Derivative: 'Number Four' flawed in countless ways

I Am Number Four is shameless and unnecessary. That's sad, when a movie casts aside all shame, demonstrates itself willing to rip off anything that might attract audiences, and nevertheless fails. What we have here is a witless attempt to merge the Twilight formula with the Michael Bay formula. It ends with sexy human teenagers involved in an endless special effects battle with sexy alien teenagers who look like humans, in a high school and on its football field.

Let's pause for a moment to consider this apocalyptic battle. It is all special effects. None of it is physically possible. It might as well be a cartoon; it's essentially CGI animation intercut with brief bursts of inane dialogue. Brief, because the global action market doesn't much care about dialogue, and besides, when people start talking about something, you could run into the hazard of having actual characters in a plot. Minute after relentless minute, creatures both human and alien, whom we care nothing about, wage war and occasionally disintegrate into clouds of tiny pixels for no particular reason. Full review.

2 comments

Why is a movie review by Roger Ebert a top story on The Hook?

Seriously, who cares about this movie, whether it was good or bad, or a rip off or original. Who cares about any movie for that matter. It's not important.
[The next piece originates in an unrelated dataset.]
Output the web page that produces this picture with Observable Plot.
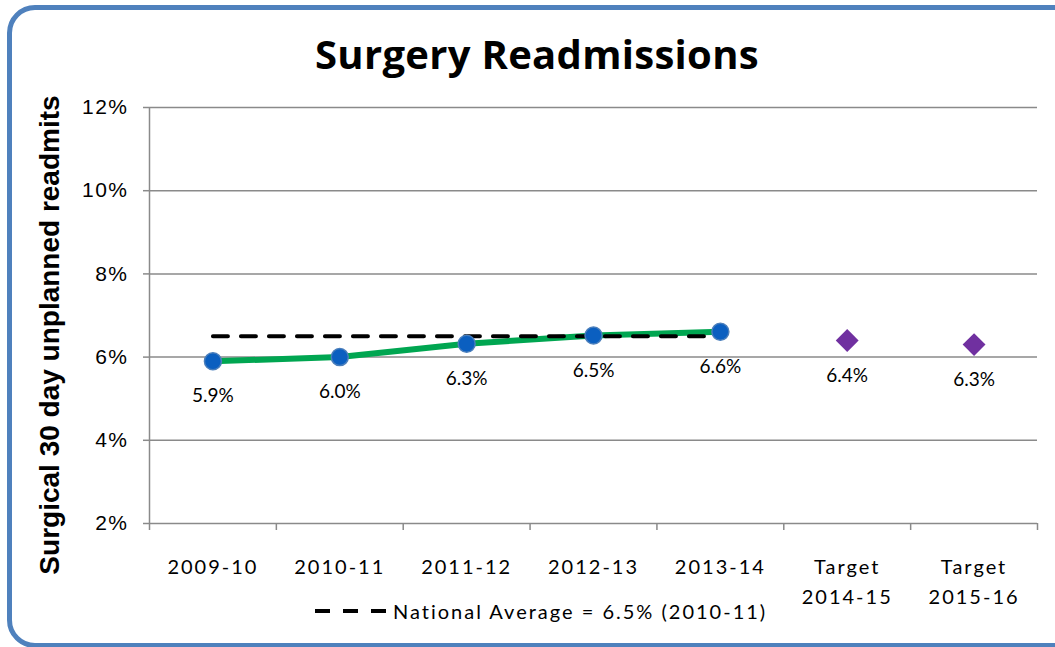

But that's just me. Our society is way too wrapped up in entertainment and distraction, instead of waking up and looking around at the world and seeing what's really going on right under their noses. Then when aware types come along and try to tell people what's happening, the entertainment obsessed masses laugh at them and call them crazy, then go back to sticking their nose in a movie or glue themselves in front of the TV.

End rant! ;)

Why is this rant, written Feb 23, attached to a movie review written 12 days later?